5. If they cover all of those frames, then put on supers.
In addition to all that, I treated with OA 1x a week for 4 weeks in the spring, then MAQs once in the fall and left it on until the bees cleaned out the trash. No sugar rolls or alcohol rolls. Just treat them period.
This is not a workable strategy,
My very first was a more fly by the seat of my pants and try to apply what the bee school taught and what I could read. I won a nuc as a door prize from the bee school.
1, Transfer them into the hive.
2. When you open the box and they are pouring out when they are opened, add a new box. When they pour out of the second one add supers.
3. Made jar feeders, and when it got hot and very dry and they didn't seem to be bringing in anything, they were fed sugar water "Until they didn't want anymore"

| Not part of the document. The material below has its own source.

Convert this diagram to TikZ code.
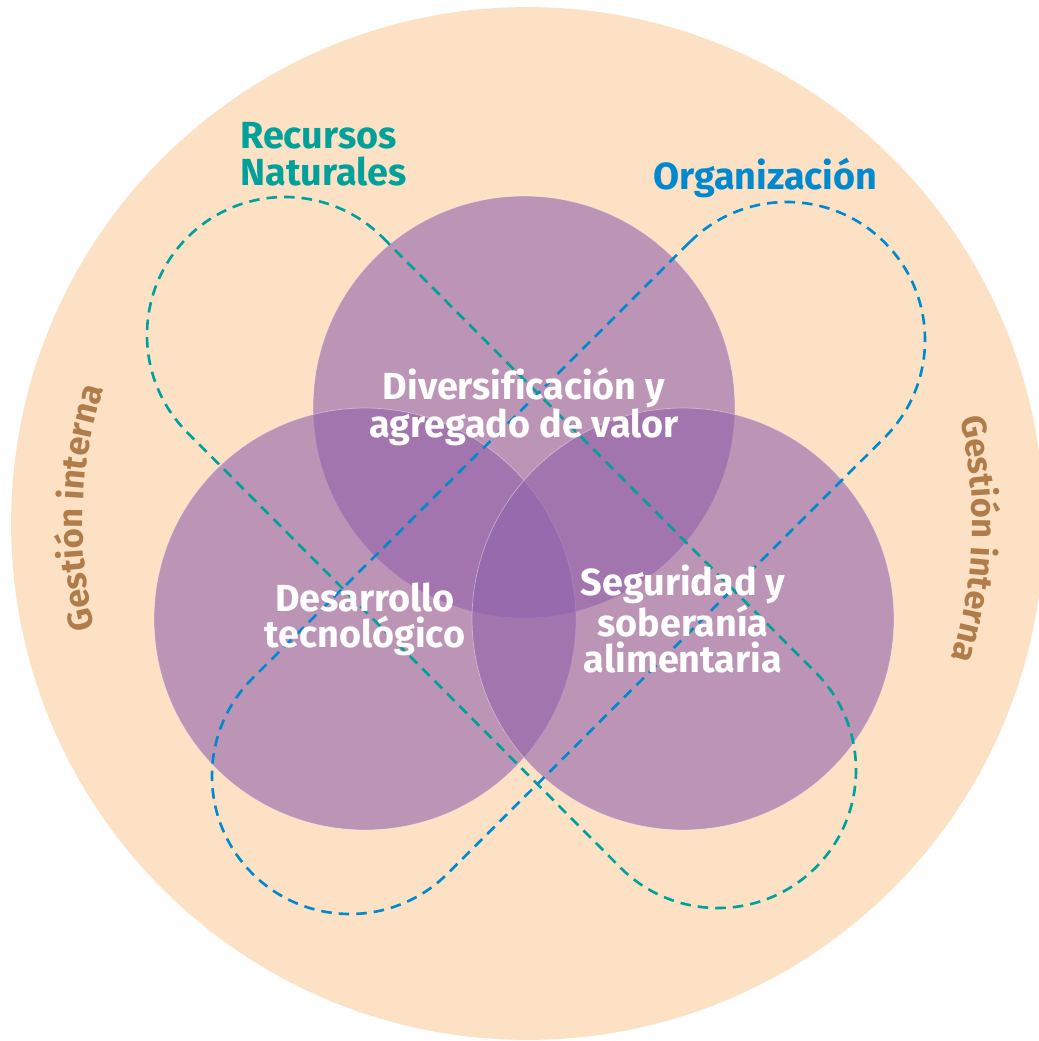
\documentclass[tikz,border=0pt]{standalone}
\usepackage{fontspec}
\setmainfont{Fira Sans}[Ligatures=NoCommon]
\usepackage{xcolor}
\usetikzlibrary{positioning,calc,decorations.text}

\definecolor{peach}{RGB}{253,225,196}
\definecolor{petalpurple}{RGB}{145,97,172}
\definecolor{natteal}{RGB}{0,161,154}
\definecolor{orgblue}{RGB}{0,137,207}
\definecolor{gestbrown}{RGB}{176,124,74}

\newcommand{\headfont}{\fontsize{21.5}{20.5}\selectfont\bfseries}
\newcommand{\gestfont}{\fontsize{19.6}{22}\selectfont\bfseries\color{gestbrown}}

\tikzset{
  petal/.style={circle, minimum size=8.44cm, inner sep=0, fill=petalpurple, fill opacity=0.6,
    draw=white, draw opacity=0.4, line width=0.4pt},
  petaltext/.style={align=center, inner sep=0, text=white, font=\headfont},
  looptext/.style={align=left, inner sep=0, font=\headfont},
  loopline/.style={dash pattern=on 6pt off 4pt, line width=1.5pt},
}

\begin{document}
\begin{tikzpicture}[x=0.02cm, y=0.02cm]
  \useasboundingbox (0,0) rectangle (1038,-1041);
  \node[circle, fill=peach, minimum size=20.66cm, inner sep=0] (outer) at (527.5,-523.5) {};

  \node[petal] (diversif) at (524,-407) {};
  \node[petal] (desarrollo) at (365,-619) {};
  \node[petal] (seguridad) at (683,-619) {};

  \coordinate (natA) at (285,-335);
  \coordinate (natB) at (718,-770);
  \draw[loopline, natteal] ($(natA)+(45:138)$) -- ($(natB)+(45:138)$)
    arc[start angle=45, end angle=-135, radius=138] -- ($(natA)+(225:138)$)
    arc[start angle=225, end angle=45, radius=138] -- cycle;

  \coordinate (orgA) at (787,-340);
  \coordinate (orgB) at (350,-776);
  \draw[loopline, orgblue] ($(orgA)+(135:138)$) -- ($(orgB)+(135:138)$)
    arc[start angle=135, end angle=315, radius=138] -- ($(orgA)+(-45:138)$)
    arc[start angle=-45, end angle=135, radius=138] -- cycle;

  \node[petaltext] (diversiflabel) at (diversif) {Diversificación y\\agregado de valor};
  \node[petaltext] (desarrollolabel) at (desarrollo) {Desarrollo\\tecnológico};
  \node[petaltext] (seguridadlabel) at (seguridad) {Seguridad y\\soberanía\\alimentaria};

  \node[looptext, text=natteal, anchor=base west] (recursos) at (240,-185) {Recursos\\Naturales};
  \node[looptext, text=orgblue, anchor=base west] (organiz) at (653,-189) {Organización};

  \path[decorate, decoration={text along path, text align=center, text={|\gestfont|Gestión interna}}]
    (outer.center) ++(208:445) arc[start angle=208, end angle=148, radius=445];
  \path[decorate, decoration={text along path, text align=center, text={|\gestfont|Gestión interna}}]
    (outer.center) ++(28:445) arc[start angle=28, end angle=-32, radius=445];
\end{tikzpicture}
\end{document}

4. I used no OA, and no FA and didn't really do anything for the SHB
When spring came, I had a tiny baseball sized cluster, Then we had a weird late spring few freeze days and then they got robbed out.
And there a couple years in-between where a little more this or a little less of that. But in the end, it seems like had I had multple colonies there were times that they could have either been combined, or a frame of one thing or the other from one could have been used to boost the other. In addition, Especially in the beginning, I would have done well to have some "drawn comb" rather than frames with just froundation or nothing at all. But again, first year, all one has is the nuc and what came in it, and brand new gear possibly with wax foundation.

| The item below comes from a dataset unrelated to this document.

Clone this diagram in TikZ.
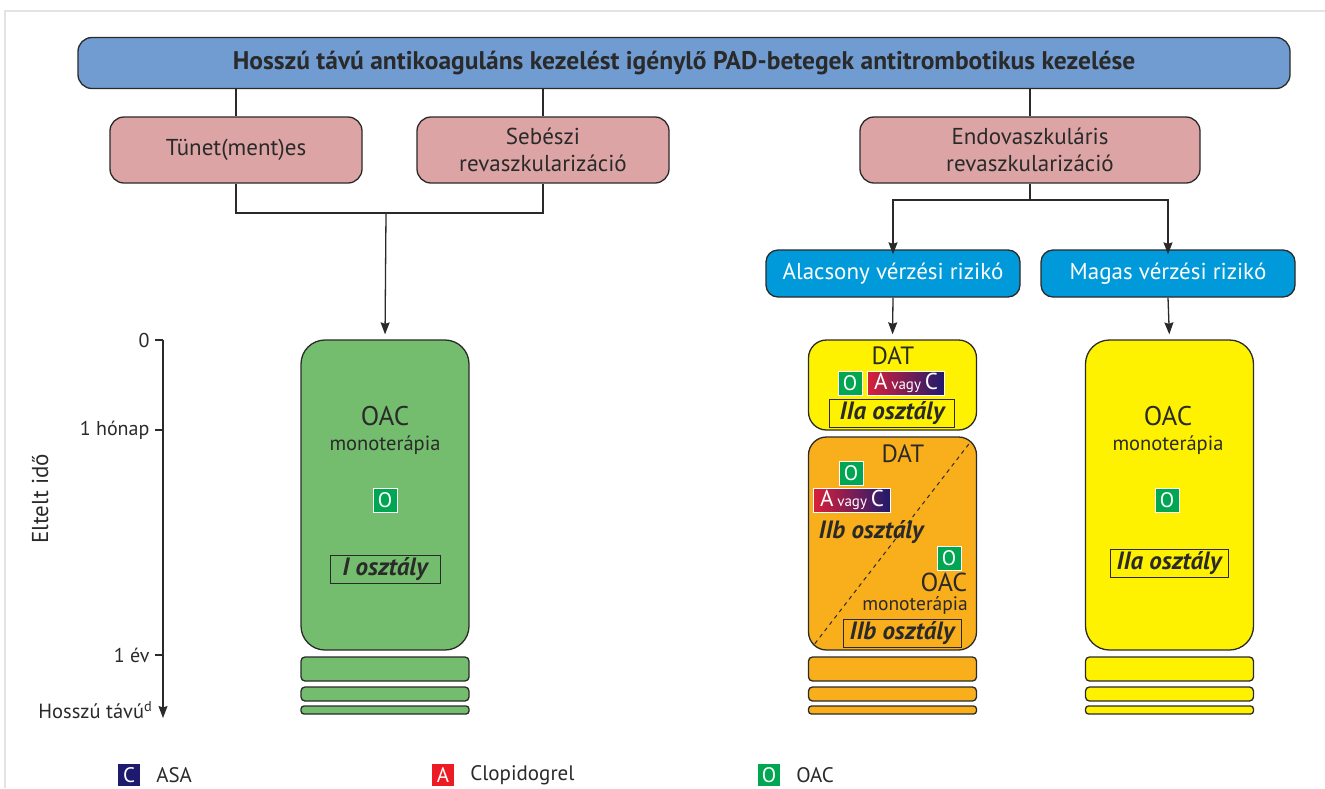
\documentclass[tikz,border=0pt]{standalone}
\usepackage{fontspec}
\setmainfont{PT Sans}
\usetikzlibrary{arrows.meta,positioning}
\definecolor{titleblue}{HTML}{709CD2}
\definecolor{pinkc}{HTML}{DCA4A5}
\definecolor{riskblue}{HTML}{0099D9}
\definecolor{greenc}{HTML}{74BD6E}
\definecolor{yellowc}{HTML}{FFF200}
\definecolor{orangec}{HTML}{F9AE1C}
\definecolor{oacgreen}{HTML}{00A651}
\definecolor{asanavy}{HTML}{1E1A6E}
\definecolor{clopred}{HTML}{ED1C24}
\definecolor{shadered}{HTML}{D9203A}
\definecolor{linec}{HTML}{2A2A2A}
\definecolor{framec}{HTML}{E3E3E3}
\newcommand{\fsz}[1]{\fontsize{#1}{#1}\selectfont}

\begin{document}
\begin{tikzpicture}[x=1pt, y=-1pt, line width=1.3pt, draw=linec, text=linec,
  every node/.style={inner sep=1pt},
  box/.style={draw=linec, rounded corners=14pt, align=center, inner sep=0pt},
  titlebox/.style={box, fill=titleblue, minimum width=1212pt, minimum height=51pt, font=\bfseries\fsz{25.5}},
  pinkbox/.style={box, fill=pinkc, minimum width=252pt, minimum height=66pt, font={\fontsize{23}{27}\selectfont}},
  riskbox/.style={box, fill=riskblue, text=white, rounded corners=12pt, minimum width=254pt, minimum height=47pt, font=\fsz{23}},
  timebox/.style={draw=linec, rounded corners=24pt, minimum width=168pt, inner sep=0pt},
  stackbar/.style={draw=linec, rounded corners=4pt, minimum width=168pt, inner sep=0pt},
  oicon/.style={fill=oacgreen, draw=white, line width=0.9pt, text=white, minimum size=24pt, inner sep=0pt, font=\fsz{21}},
  acbox/.style={left color=shadered, right color=asanavy, draw=white, line width=0.9pt, text=white, minimum height=24pt, minimum width=77pt, inner sep=0pt, font=\fsz{23}},
  classbox/.style={draw=linec, line width=1pt, minimum height=28pt, inner sep=0pt, font=\bfseries\itshape\fsz{25}},
  legsq/.style={minimum size=22pt, inner sep=0pt, text=white, font=\fsz{21}},
  arr/.style={-{Stealth[length=12pt,width=9pt,inset=1.5pt]}}]
\useasboundingbox (0,0) rectangle (1325,788);
\draw[framec, line width=1.5pt] (5,788) -- (5,11) -- (1325,11);

% top of the tree
\node[titlebox] (title) at (684,63) {Hosszú távú antikoaguláns kezelést igénylő PAD-betegek antitrombotikus kezelése};
\node[pinkbox] (tunet) at (236,150) {Tünet(ment)es};
\node[pinkbox] (sebeszi) at (543,150) {Sebészi\\revaszkularizáció};
\node[pinkbox, minimum width=340pt] (endo) at (1030,150) {Endovaszkuláris\\revaszkularizáció};
\node[riskbox] (alacsony) at (893,273.5) {Alacsony vérzési rizikó};
\node[riskbox] (magas) at (1168,273.5) {Magas vérzési rizikó};
\draw[](tunet.north) -- (tunet.north |- title.south);
\draw[](sebeszi.north) -- (sebeszi.north |- title.south);
\draw[](endo.north) -- (endo.north |- title.south);
\coordinate (join) at (386,213);
\draw[](tunet.south) -- (tunet.south |- join) -| (sebeszi.south);
\coordinate (ejoin) at (1030,200);
\draw[](endo.south) -- (ejoin);
\draw[arr](ejoin) -| ([yshift=-5pt]alacsony.north);
\draw[arr](ejoin) -| ([yshift=-5pt]magas.north);

% time boxes
\node[timebox, fill=greenc, minimum height=310pt] (greenbox) at (385,495) {};
\node[timebox, fill=yellowc, minimum height=90pt, rounded corners=18pt] (ysmall) at (892.5,385) {};
\node[timebox, fill=orangec, minimum height=213pt, rounded corners=18pt] (orange) at (892.5,543.5) {};
\node[timebox, fill=yellowc, minimum height=310pt] (ybig) at (1169.5,495) {};
\draw[arr, shorten >=5pt](join) -- (greenbox.north);
\draw[arr, shorten >=5pt](alacsony.south) -- (ysmall.north);
\draw[arr, shorten >=5pt](magas.south) -- (ybig.north);
\foreach \cx/\col/\nm in {385/greenc/g, 892.5/orangec/o, 1169.5/yellowc/y}{
  \node[stackbar, fill=\col, minimum height=24pt] (\nm bar1) at (\cx,669) {};
  \node[stackbar, fill=\col, minimum height=14pt] (\nm bar2) at (\cx,694) {};
  \node[stackbar, fill=\col, minimum height=8pt, rounded corners=3pt] (\nm bar3) at (\cx,710) {};
}

% green box
\node[font=\fsz{27}] (goac) at (385,416) {OAC};
\node[font=\fsz{20.5}] (gmono) at (385,445) {monoterápia};
\node[oicon] (gicon) at (385,500) {O};
\node[classbox, minimum width=110pt] (gclass) at (385,569) {I osztály};

% yellow small box
\node[font=\fsz{25}] (ydat) at (893,356) {DAT};
\node[oicon] (yicon) at (850,383) {O};
\node[acbox] (yac) at (906,383) {A\,{\fsz{15}vagy}\,C};
\node[classbox, minimum width=125pt] (yclass) at (892,413) {IIa osztály};

% orange box
\draw[dashed, line width=1pt, dash pattern=on 4pt off 4pt]([shift={(7,-7)}]orange.south west) -- ([shift={(-7,6)}]orange.north east);
\node[font=\fsz{25}] (odat) at (903,454) {DAT};
\node[oicon] (oicona) at (851,473) {O};
\node[acbox] (oac) at (852,500) {A\,{\fsz{15}vagy}\,C};
\node[font=\bfseries\itshape\fsz{25}] (oclass) at (871,532) {IIb osztály};
\node[oicon] (oiconb) at (949,558) {O};
\node[font=\fsz{26}] (ooac) at (944,582) {OAC};
\node[font=\fsz{19.5}] (omono) at (915,605) {monoterápia};
\node[classbox, minimum width=118pt] (oclassb) at (902,633) {IIb osztály};

% right yellow box
\node[font=\fsz{27}] (boac) at (1168,416) {OAC};
\node[font=\fsz{20.5}] (bmono) at (1168,445) {monoterápia};
\node[oicon] (bicon) at (1167,500) {O};
\node[classbox, minimum width=118pt] (bclass) at (1169,563) {IIa osztály};

% time axis
\coordinate (axtop) at (163,340);
\coordinate (axbot) at (163,718);
\draw[arr, line width=1.2pt](axtop) -- (axbot);
\foreach \yy/\lbl/\nm in {340/0/tzero, 430/1 hónap/tmonth, 655/1 év/tyear}{
  \draw[line width=1.2pt](163,\yy) -- (155,\yy) node[left, inner sep=5pt, font=\fsz{20}] (\nm) {\lbl};
}
\node[left, inner sep=0pt, font=\fsz{20.5}] (tlong) at (153,710) {Hosszú távú\textsuperscript{d}};
\node[rotate=90, font=\fsz{23}] (elapsed) at (40,499) {Eltelt idő};

% legend
\node[legsq, fill=asanavy] (legc) at (129,775) {C};
\node[right=14pt of legc, font=\fsz{21}] (legasa) {ASA};
\node[legsq, fill=clopred] (lega) at (443,775) {A};
\node[right=14pt of lega, font=\fsz{21}] (legclop) {Clopidogrel};
\node[legsq, fill=oacgreen] (lego) at (769,775) {O};
\node[right=14pt of lego, font=\fsz{21}] (legoac) {OAC};
\end{tikzpicture}
\end{document}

So, I have a few goals, and would like to come up with strategies to move forward.
1. I don't want to buy bees every year.
2. I would prefer not have to treat with OA FA or prophylactic pharmaceuticals
3. I would prefer not to feed sugar water as a matter of course
4. I must keep the size of the outdoor area being used to a "minimum." So while a shotgun approach might work, don't have unlimited space, and I do have next door neighbors, with little kids.
Additional concerns,
a. I must work a day job
b. I have no dependable help or employees so must do it as 1 person
So for #1 I need to optimize my ability to catch swarms. Both if they happen from my own colonies, or from external ones to populate initial colonies. It also requires that I cam split and make multiple colonies each spring/summer to increase my ability to come out of the winter with any colonies.
I am not sure I understand all the aspects of #2 but it appears that if I can keep a strong colony, in right sized space I don't think I have as much problem. And if I am propagating enough newer colonies, I will be having lots of brood breaks, and perhaps the bees that better handle such problems will be the surviving colonies. But I am willing to do some a/b testing if I can have multiple colonies at a time as well. But more research needs to be done on this.
For #3, I am not sure that I am in an environment where there aren't enough resources for foraging bees to feed a hive and even prep it for winter. Feeding as a matter of course just doesn't seem like the right thing to do. I understand drought years and other problems as exceptions, but they should be just that, exceptions.
Okay, so I am reading everything I can get my hands on about "treatment free" and "natural" beekeeping. I do understand that some of these things are religious level of opposition/acceptance. I am not looking to get into such wars.
Anyway, if you want to help me come up with some strategies or if you can point me to more people like Seely, Sharashkin, Bush, Barnyard Bees... no other names are coming to mind, but I know there's more. I would love to know some people (even if they are not in my same area) who are doing small scale in a small area like me.